CS- É, a cabeça deles era muito antiga, eles estavam muito fora da história. Totalmente do Galante. Quando alguém estourava no cinema, tipo Helena Ramos, ele sabia que fazer um filme com ela ia ser um estouro e pensaram o mesmo da Carla. Mas era outra época já que...
MT- É na época o pessoal pagava pra ver a Helena Ramos no cinema, mas hoje o pessoal não paga pra ver mulher no cinema.
CS- É, não é uma bunda a mais que atrai. Hoje mudou, é outro público. Esse cinema que eu sempre falo de centro de cidade, acabou e esse público não existe mais.
MT- O público popular de cinema brasileiro não existe mais.
CS- Acabou, acabou.
MT- Muito caro o ingresso hoje. Na época era mais barato ?
CS- É, eu to fazendo os cálculos aí. Hoje, um ingresso médio saí por sete reais e dezesseis centavos, é um valor muito alto pra cá. Então, realmente é pra shopping e pra casal de namorados, não é pra outra coisa mais. Ou é pra criança de shopping, de nível médio em diante.
MT- O público de pornochanchada era completamente popular. Certo seu Conrado ?
CS- Muito popular, sabe de office-boys, desocupados.
MT- Masculino né ?
CS- 80% de masculino.
MT- O pessoal não se masturbava em salas de cinema na época da pornochanchada seu Conrado ?
CS- Existiam salas que diziam que era praticamente pra isso, mas eu não acompanhei muito isso aí. Nem o Aguilar acompanhou muito, ele pegou muito o final. O Carlão falava muito de coisas assim, da noite mas era uma fase um pouco anterior a nossa no final dos anos 70, principalmente. No início dos anos 80, mas aí eu não sei. Eu nunca freqüentei esses cinemas de centro.
MT- O senhor somente fazia ?
CS- Eu somente fazia. E na realidade, eu não tinha consciência desse público e desse tipo de cinema. Eu fazia o filme, mas não sabia.
MT- O senhor nunca foi em lançamento de filme ?
CS- Não, nunca. Eu fui em lançamento de grandes filmes, que eram coquetéis, mas era diferente. Um filme do Khoury, um filme do Ramalho, um filme do Babenco. E eu só percebi esse cinema do centro, quando praticamente acabou.
MT- O Ramalho fez filme aqui na Boca ?
CS- Não, não fez.
MT- Mas “Filhos e Amantes” não é produzido pelo Galante ?
CS- Aí que tá: o Galante era produtor mas o Ramalho nunca foi daqui.
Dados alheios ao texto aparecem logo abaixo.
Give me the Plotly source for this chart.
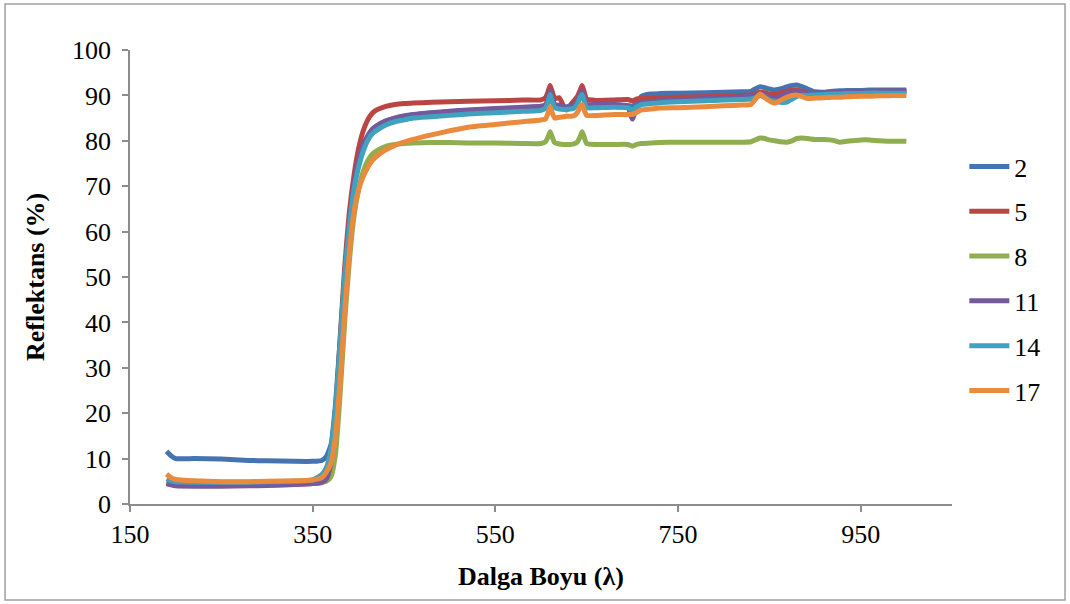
import plotly.graph_objects as go

wavelength = [190, 195, 200, 220, 250, 280, 300, 330, 350, 360,
              365, 370, 375, 380, 385, 390, 395, 400, 405, 410,
              415, 420, 430, 440, 450, 460, 480, 500, 520, 550,
              580, 600, 605, 608, 610, 612, 615, 620, 625, 628,
              632, 636, 640, 643, 645, 647, 650, 660, 680, 695,
              700, 705, 710, 720, 730, 750, 780, 800, 820, 830,
              836, 840, 845, 850, 856, 862, 869, 875, 880, 885,
              892, 900, 910, 920, 927, 935, 950, 960, 970, 980,
              990, 1000]

s2 = [11.6, 10.6, 10.0, 10.0, 9.9, 9.6, 9.5, 9.4, 9.4, 9.6,
      10.5, 13, 22, 36, 50, 62, 70, 75, 78.5, 80.7,
      82.2, 83.2, 84.3, 85, 85.4, 85.7, 86.1, 86.4, 86.7, 87,
      87.3, 87.5, 87.7, 89, 90.5, 89, 87.8, 87.6, 87.5, 87.4,
      87.6, 87.7, 88.6, 90, 90.5, 89.5, 87.8, 87.8, 87.9, 87.8,
      87.6, 88.5, 89.8, 90.3, 90.4, 90.5, 90.6, 90.7, 90.8, 90.9,
      91.6, 91.9, 91.7, 91.4, 91.2, 91.4, 91.9, 92.2, 92.3, 92.0,
      91.4, 90.8, 90.7, 90.9, 91.0, 91.1, 91.1, 91.2, 91.2, 91.2,
      91.2, 91.2]

s5 = [4.8, 4.5, 4.3, 4.2, 4.1, 4.1, 4.2, 4.3, 4.5, 4.7,
      5.5, 9, 20, 36, 52, 64, 72, 78, 82, 84.5,
      86, 86.8, 87.6, 88, 88.2, 88.3, 88.5, 88.6, 88.7, 88.8,
      89, 89, 89.5, 91, 92.2, 91, 89.3, 89.5, 87.5, 86.8,
      87.8, 88.8, 89.8, 91.2, 92.2, 91, 89.2, 88.9, 89, 89.1,
      88.8, 89.2, 89.3, 89.4, 89.5, 89.6, 89.7, 89.8, 90, 90.1,
      90.5, 90.7, 90.6, 90.3, 90.2, 90.5, 90.9, 91.2, 91.2, 90.9,
      90.5, 90.4, 90.5, 90.6, 90.6, 90.7, 90.8, 90.8, 90.9, 90.9,
      90.9, 90.9]

s8 = [4.6, 4.4, 4.3, 4.2, 4.2, 4.2, 4.3, 4.4, 4.6, 4.8,
      5.0, 6.0, 11, 24, 40, 53, 63, 69, 73, 75.5,
      77, 77.8, 78.8, 79.2, 79.4, 79.5, 79.6, 79.6, 79.5, 79.5,
      79.4, 79.4, 79.8, 81, 82, 81, 79.6, 79.3, 79.2, 79.2,
      79.2, 79.3, 79.8, 81, 82, 81, 79.4, 79.2, 79.2, 79.2,
      78.8, 79.2, 79.4, 79.5, 79.6, 79.7, 79.7, 79.7, 79.7, 79.8,
      80.3, 80.6, 80.5, 80.2, 80.0, 79.8, 79.7, 80.0, 80.5, 80.6,
      80.5, 80.3, 80.3, 80.1, 79.7, 79.9, 80.2, 80.2, 80.0, 79.9,
      79.9, 79.9]

s11 = [4.5, 4.2, 4.0, 3.9, 3.9, 4.0, 4.1, 4.3, 4.5, 4.8,
       5.5, 9, 18, 33, 49, 61, 70, 75.5, 79, 81,
       82.5, 83.3, 84.4, 85, 85.5, 85.8, 86.2, 86.5, 86.8, 87.1,
       87.4, 87.6, 88, 89.5, 91, 89.5, 88, 87.8, 87.6, 87.4,
       87.7, 87.9, 88.8, 90.3, 91, 89.8, 88, 88, 88, 87.5,
       84.8, 87.5, 88.3, 88.6, 88.8, 89, 89.3, 89.5, 89.7, 89.8,
       90.3, 90.5, 90.2, 89.6, 89.3, 89.8, 90.4, 90.7, 90.8, 90.6,
       90.4, 90.5, 90.6, 90.7, 90.7, 90.8, 90.8, 90.9, 90.9, 90.9,
       90.9, 90.9]

s14 = [5.5, 5.1, 4.9, 4.8, 4.8, 4.8, 4.9, 5.0, 5.3, 6.5,
       8, 12, 21, 35, 50, 61, 69, 74, 77.5, 80,
       81.5, 82.3, 83.5, 84.2, 84.6, 85, 85.3, 85.6, 85.9, 86.2,
       86.5, 86.7, 87.2, 88.8, 90.2, 88.8, 87.3, 87, 86.9, 86.9,
       87, 87.2, 88.2, 89.6, 90.2, 89, 87.3, 87.3, 87.4, 87.3,
       86.8, 87.5, 88, 88.2, 88.4, 88.6, 88.8, 89, 89.1, 89.2,
       89.6, 90, 89.6, 89, 88.7, 88.5, 88.5, 89.2, 89.8, 90,
       90, 90.1, 90.2, 90.3, 90.3, 90.4, 90.4, 90.5, 90.5, 90.5,
       90.5, 90.5]

s17 = [6.6, 5.8, 5.4, 5.1, 4.9, 4.9, 5.0, 5.1, 5.3, 5.8,
       7, 9, 15, 27, 42, 55, 64, 69, 72, 74,
       75.6, 76.6, 78, 79, 79.7, 80.3, 81.3, 82.2, 83, 83.6,
       84.2, 84.6, 84.8, 86.3, 87.5, 86.3, 85, 85.2, 85.3, 85.4,
       85.4, 85.5, 86.3, 87.6, 88, 87, 85.6, 85.6, 85.8, 85.8,
       85.8, 86.3, 86.8, 87, 87.2, 87.3, 87.5, 87.7, 87.9, 88,
       89.5, 90.3, 89.5, 88.8, 88.3, 88.9, 89.6, 90, 90.1, 89.8,
       89.3, 89.4, 89.5, 89.6, 89.6, 89.7, 89.8, 89.8, 89.9, 89.9,
       90, 90]

series_names = ["2", "5", "8", "11", "14", "17"]
series_values = [s2, s5, s8, s11, s14, s17]
colors = ["#4674B0", "#B94643", "#8FAE4F", "#76589C", "#3FA2BE", "#EA8A3C"]

x_ticks = [150, 350, 550, 750, 950]
y_ticks = [0, 10, 20, 30, 40, 50, 60, 70, 80, 90, 100]

FONT = "Liberation Serif, Times New Roman, serif"
FS = 26

fig = go.Figure()
for name, vals, col in zip(series_names, series_values, colors):
    fig.add_trace(go.Scatter(
        x=wavelength, y=vals, name=name, mode="lines",
        legendgroup=name,
        line=dict(color=col, width=5, shape="spline", smoothing=0.5),
    ))

axis_common = dict(
    showgrid=False, zeroline=False, showline=True,
    linecolor="#8C8C8C", linewidth=1.5,
    ticks="outside", tickcolor="#8C8C8C", ticklen=6, tickwidth=1.5,
    tickfont=dict(family=FONT, size=FS, color="black"),
)

fig.update_xaxes(range=[150, 1050], tickvals=x_ticks, **axis_common)
fig.update_yaxes(range=[0, 100], tickvals=y_ticks, ticklabelstandoff=6, **axis_common)

fig.update_layout(
    width=1070, height=604,
    margin=dict(l=130, r=118, t=50, b=100),
    paper_bgcolor="white", plot_bgcolor="white",
    font=dict(family=FONT, color="black"),
    showlegend=True,
    legend=dict(
        x=1.015, y=0.795, xanchor="left", yanchor="top",
        font=dict(family=FONT, size=FS, color="black"),
        tracegroupgap=8, itemwidth=40,
        bgcolor="rgba(0,0,0,0)",
    ),
    annotations=[
        dict(text="<b>Dalga Boyu (λ)</b>", x=0.5, y=-0.1586, xref="paper", yref="paper",
             xanchor="center", yanchor="middle", showarrow=False,
             font=dict(family=FONT, size=FS, color="black")),
        dict(text="<b>Reflektans (%)</b>", x=-0.1156, y=0.5, xref="paper", yref="paper",
             xanchor="center", yanchor="middle", showarrow=False, textangle=-90,
             font=dict(family=FONT, size=FS, color="black")),
    ],
    shapes=[
        dict(type="rect", xref="paper", yref="paper",
             x0=-0.152, x1=1.1375, y0=-0.2115, y1=1.1013,
             line=dict(color="#A0A0A0", width=1.5), fillcolor="rgba(0,0,0,0)"),
    ],
)

fig.write_html("out.html")
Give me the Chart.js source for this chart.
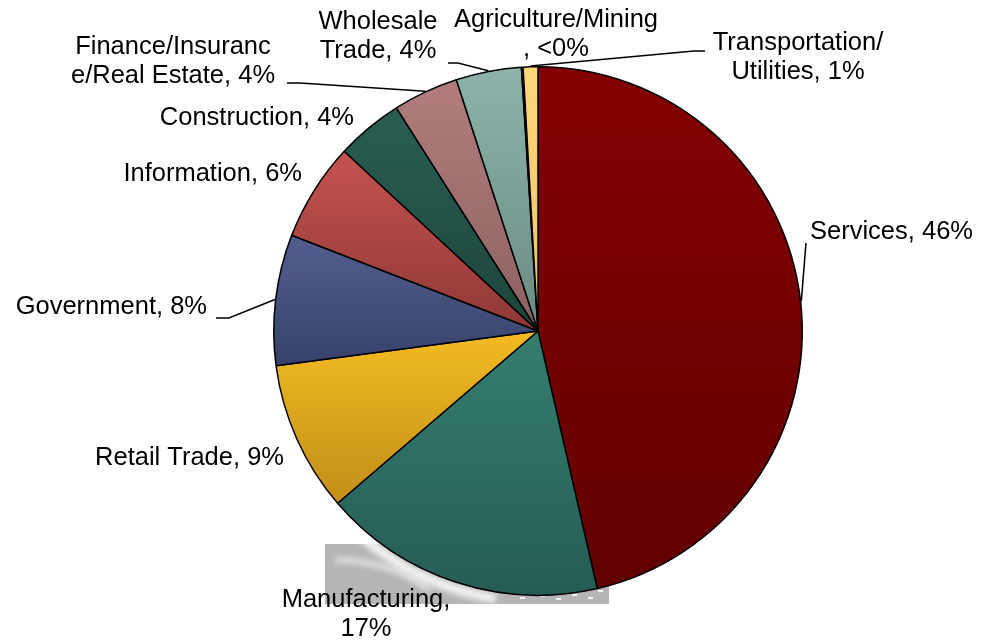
<!DOCTYPE html>
<html>
<head>
<meta charset="utf-8">
<script src="https://cdn.jsdelivr.net/npm/chart.js@4.4.1/dist/chart.umd.min.js"></script>
<style>
    body { margin: 0; background: #fff; }
    #pie_canvas { display: block; }
</style>
</head>
<body>
<canvas id="pie_canvas" width="982" height="641"></canvas>
<script>
// share of employment by sector (clockwise from 12 o'clock)
const categories = ['Services', 'Manufacturing', 'Retail Trade', 'Government', 'Information',
    'Construction', 'Finance/Insurance/Real Estate', 'Wholesale Trade', 'Agriculture/Mining',
    'Transportation/Utilities'];
const shares = [46.4, 17.3, 9.2, 8.0, 6.0, 4.1, 4.0, 4.0, 0.1, 0.9];
const pct_labels = ['46%', '17%', '9%', '8%', '6%', '4%', '4%', '4%', '<0%', '1%'];

// gradient top / bottom per slice
const top_colors = ['#840000', '#357e70', '#f2bb22', '#525f8f', '#c5534f', '#2a5e53', '#b27d7d', '#8db4aa', '#9bbb59', '#ffd67c'];
const bottom_colors = ['#620000', '#255c53', '#c28e18', '#37416a', '#8f3836', '#1c443c', '#8b6161', '#6a8a82', '#7a9a40', '#f2c466'];

// label placement: wrap = char index for line break, lead = where the leader line starts
const label_layout = [
    {x: 810, y: 232, align: 'left', lead: [[806, 243]]},
    {x: 366, y: 600, align: 'center', wrap: 15},
    {x: 284, y: 458, align: 'right'},
    {x: 207, y: 307, align: 'right', lead: [[216, 318], [229, 318]]},
    {x: 302, y: 174, align: 'right'},
    {x: 354, y: 118, align: 'right'},
    {x: 173, y: 47, align: 'center', wrap: 16, lead: [[287, 83], [300, 83]]},
    {x: 378, y: 22, align: 'center', wrap: 10, lead: [[448, 63], [458, 63]]},
    {x: 556, y: 20, align: 'center', wrap: 18},
    {x: 798, y: 43, align: 'center', wrap: 15, lead: [[705, 51], [694, 51]]}
];

function pie_geometry(chart) {
    const a = chart.chartArea;
    return {cx: (a.left + a.right) / 2, cy: (a.top + a.bottom) / 2,
        r: Math.min(a.right - a.left, a.bottom - a.top) / 2};
}

function slice_angles(i) {
    const total = shares.reduce((s, v) => s + v, 0);
    let start = 0;
    for (let k = 0; k < i; k++) start += shares[k];
    const a0 = -Math.PI / 2 + start / total * 2 * Math.PI;
    const a1 = a0 + shares[i] / total * 2 * Math.PI;
    return [a0, a1];
}

function slice_gradient(context) {
    const chart = context.chart;
    const i = context.dataIndex;
    if (!chart.chartArea || i === undefined) return top_colors[i || 0];
    const g = pie_geometry(chart);
    const [a0, a1] = slice_angles(i);
    let ys = [g.cy, g.cy + g.r * Math.sin(a0), g.cy + g.r * Math.sin(a1)];
    // include top / bottom extremes if the slice spans them
    [-Math.PI / 2, Math.PI / 2, 3 * Math.PI / 2].forEach(function (t) {
        if (t > a0 && t < a1) ys.push(g.cy + g.r * Math.sin(t));
    });
    const y0 = Math.min(...ys), y1 = Math.max(...ys);
    const grad = chart.ctx.createLinearGradient(0, y0, 0, y1 + 0.01);
    grad.addColorStop(0, top_colors[i]);
    grad.addColorStop(1, bottom_colors[i]);
    return grad;
}

const backdrop_plugin = {
    id: 'backdrop',
    beforeDatasetsDraw: (chart) => {
        const ctx = chart.ctx;
        const g = pie_geometry(chart);
        ctx.save();
        // grey scrap of picture behind the bottom of the pie
        ctx.fillStyle = '#b5b5b5';
        ctx.fillRect(325, 544, 284, 60);
        ctx.strokeStyle = 'rgba(255,255,255,0.9)';
        ctx.lineWidth = 9;
        ctx.filter = 'blur(3px)';
        ctx.beginPath();
        ctx.arc(g.cx, g.cy, g.r + 6, Math.PI * 0.55, Math.PI * 0.78);
        ctx.stroke();
        ctx.lineWidth = 4;
        ctx.beginPath();
        ctx.moveTo(335, 560);
        ctx.quadraticCurveTo(390, 560, 430, 590);
        ctx.stroke();
        ctx.filter = 'none';
        ctx.fillStyle = 'rgba(255,255,255,0.85)';
        [[520, 597], [540, 595], [556, 598], [572, 594], [588, 597], [598, 590]].forEach(function (p) {
            ctx.fillRect(p[0], p[1], 5, 2);
        });
        ctx.restore();
    }
};

const labels_plugin = {
    id: 'outside_labels',
    afterDatasetsDraw: (chart) => {
        const ctx = chart.ctx;
        const g = pie_geometry(chart);
        ctx.save();
        ctx.font = '25.5px "Liberation Sans", Arial, sans-serif';
        ctx.fillStyle = '#000';
        ctx.textBaseline = 'middle';
        ctx.strokeStyle = '#000';
        ctx.lineWidth = 1.5;
        for (let i = 0; i < categories.length; i++) {
            const lay = label_layout[i];
            const text = categories[i] + ', ' + pct_labels[i];
            const lines = lay.wrap ? [text.slice(0, lay.wrap), text.slice(lay.wrap)] : [text];
            ctx.textAlign = lay.align;
            lines.forEach(function (line, k) {
                ctx.fillText(line.trim(), lay.x, lay.y + k * 29);
            });
            if (lay.lead) {
                const [a0, a1] = slice_angles(i);
                const mid = (a0 + a1) / 2;
                ctx.beginPath();
                ctx.moveTo(lay.lead[0][0], lay.lead[0][1]);
                for (let p = 1; p < lay.lead.length; p++) ctx.lineTo(lay.lead[p][0], lay.lead[p][1]);
                ctx.lineTo(g.cx + g.r * Math.cos(mid), g.cy + g.r * Math.sin(mid));
                ctx.stroke();
            }
        }
        ctx.restore();
    }
};

new Chart(document.getElementById('pie_canvas'), {
    type: 'pie',
    data: {
        labels: categories,
        datasets: [{
            data: shares,
            backgroundColor: slice_gradient,
            borderColor: '#000',
            borderWidth: 1.5,
            hoverOffset: 0
        }]
    },
    options: {
        responsive: false,
        animation: false,
        events: [],
        layout: {padding: {left: 273, right: 179, top: 66, bottom: 45}},
        plugins: {
            legend: {display: false},
            tooltip: {enabled: false}
        }
    },
    plugins: [backdrop_plugin, labels_plugin]
});
</script>
</body>
</html>
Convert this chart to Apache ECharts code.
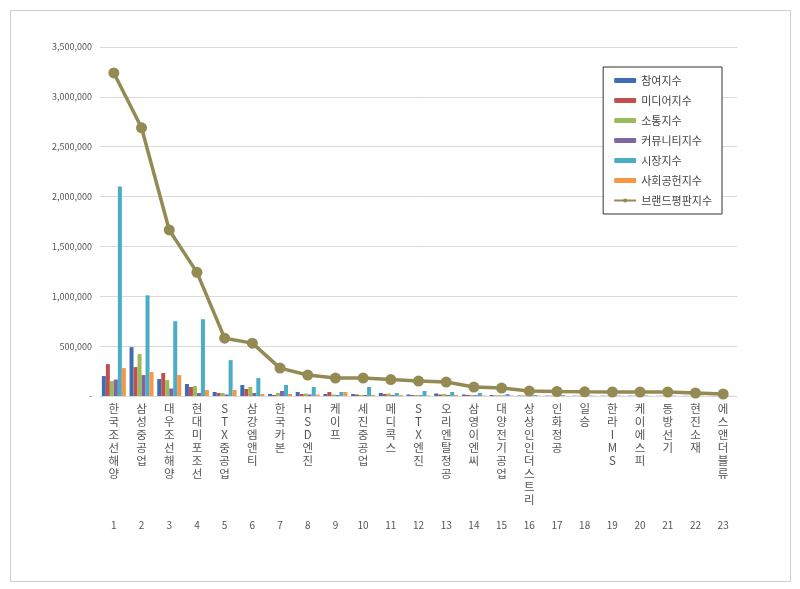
<!DOCTYPE html><html><head><meta charset="utf-8"><script src="https://cdn.jsdelivr.net/npm/echarts@6/dist/echarts.min.js"></script>
<style>body{margin:0;background:#fff}#c{width:800px;height:589px}#b{position:absolute;left:10px;top:10px;width:779px;height:570px;border:1px solid #d0d0d0}</style></head><body><div id="b"></div><div id="c" style="position:absolute;left:0;top:0"></div><script>
const categories=['한국조선해양','삼성중공업','대우조선해양','현대미포조선','STX중공업','삼강엠앤티','한국카본','HSD엔진','케이프','세진중공업','메디콕스','STX엔진','오리엔탈정공','삼영이엔씨','대양전기공업','상상인인더스트리','인화정공','일승','한라IMS','케이에스피','동방선기','현진소재','에스앤더블류'];
const ranks=categories.map((_,i)=>String(i+1));
const participation=[200000,490000,170000,120000,40000,110000,20000,40000,20000,20000,30000,15000,25000,15000,10000,5000,4000,3000,3000,3000,2000,2000,1000];
const media=[320000,290000,230000,90000,30000,70000,10000,20000,40000,15000,20000,10000,15000,10000,5000,4000,3000,2000,2000,2000,2000,1000,1000];
const communication=[150000,420000,160000,100000,30000,90000,30000,25000,15000,10000,25000,10000,20000,10000,8000,4000,3000,2000,2000,2000,2000,1000,1000];
const community=[165000,210000,75000,30000,15000,30000,50000,15000,10000,10000,10000,8000,10000,8000,5000,3000,2000,2000,2000,2000,1000,1000,1000];
const market=[2100000,1010000,750000,770000,360000,180000,110000,90000,40000,90000,30000,50000,40000,30000,20000,10000,8000,5000,5000,5000,4000,3000,2000];
const social=[280000,240000,210000,60000,60000,20000,20000,15000,40000,10000,10000,5000,10000,5000,5000,3000,2000,2000,2000,2000,1000,1000,1000];
const brand=[3240000,2690000,1665000,1240000,580000,530000,280000,210000,180000,180000,165000,150000,140000,90000,80000,50000,45000,42000,40000,40000,40000,30000,20000];
const names=['참여지수','미디어지수','소통지수','커뮤니티지수','시장지수','사회공헌지수','브랜드평판지수'];
const colors=['#3F6DB3','#C0504D','#9BBB59','#8064A2','#4BACC6','#F79646','#948A54'];
const barData=[participation,media,communication,community,market,social];
const chart=echarts.init(document.getElementById('c'));
const font='"Noto Sans CJK KR", sans-serif';
chart.setOption({
 animation:false,
 color:colors,
 grid:{left:100,right:63,top:47,bottom:193},
 legend:{orient:'vertical',right:78,top:67,width:118,padding:[8,10,8,10],itemGap:9,itemWidth:22,itemHeight:5,
   borderColor:'#333',borderWidth:1,backgroundColor:'#fff',textStyle:{fontFamily:font,fontSize:11,color:'#444'},data:names},
 xAxis:[{type:'category',data:categories,position:'bottom',axisLine:{lineStyle:{color:'#d9d9d9'}},
   axisTick:{length:134,lineStyle:{color:'#d9d9d9'}},
   axisLabel:{interval:0,margin:6,lineHeight:13,color:'#555',fontFamily:font,fontSize:11.5,verticalAlign:'top',
     formatter:v=>v.split('').join('\n')}},
  {type:'category',data:ranks,position:'bottom',offset:116,axisLine:{show:false},axisTick:{show:false},
   axisLabel:{interval:0,color:'#555',fontSize:10,fontFamily:font}}],
 yAxis:{type:'value',min:0,max:3500000,interval:500000,axisLine:{show:false},axisTick:{show:false},
   splitLine:{lineStyle:{color:'#d9d9d9'}},
   axisLabel:{color:'#555',fontSize:9,fontFamily:font,formatter:v=>v===0?'-':v.toLocaleString('en-US')}},
 series:[...barData.map((d,i)=>({name:names[i],type:'bar',data:d,barWidth:4,barGap:'0%'})),
  {name:names[6],type:'line',data:brand,symbol:'circle',symbolSize:11,lineStyle:{width:3.5,color:colors[6]},itemStyle:{color:colors[6]}}]
});
</script></body></html>
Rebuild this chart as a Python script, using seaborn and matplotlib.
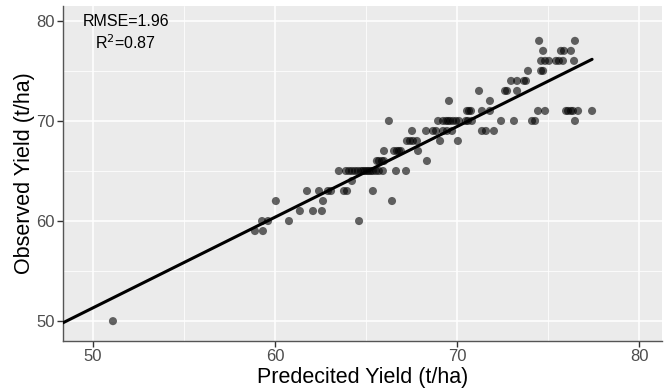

Nós fazíamos a produção, na produtora do Ramalho e não aqui.
MT- Que nem o Silvio Back.
CS- Não vá me falar que o Silvio Back seja cineasta da Boca...
MT- Não seu Conrado, nunca. Isso até está no livro do Alfredinho e eu acho errado. O João Batista freqüentava aqui ?
CS- Olha, freqüentou até 1980, depois nunca mais veio aqui. Depois do primeiro filme que ele ganhou um prêmio, ele nunca mais apareceu aqui. Nunca mais apareceu aqui, eu vi ele uma única vez aqui logo no início quando ele acabou de ganhar o prêmio e depois nunca mais.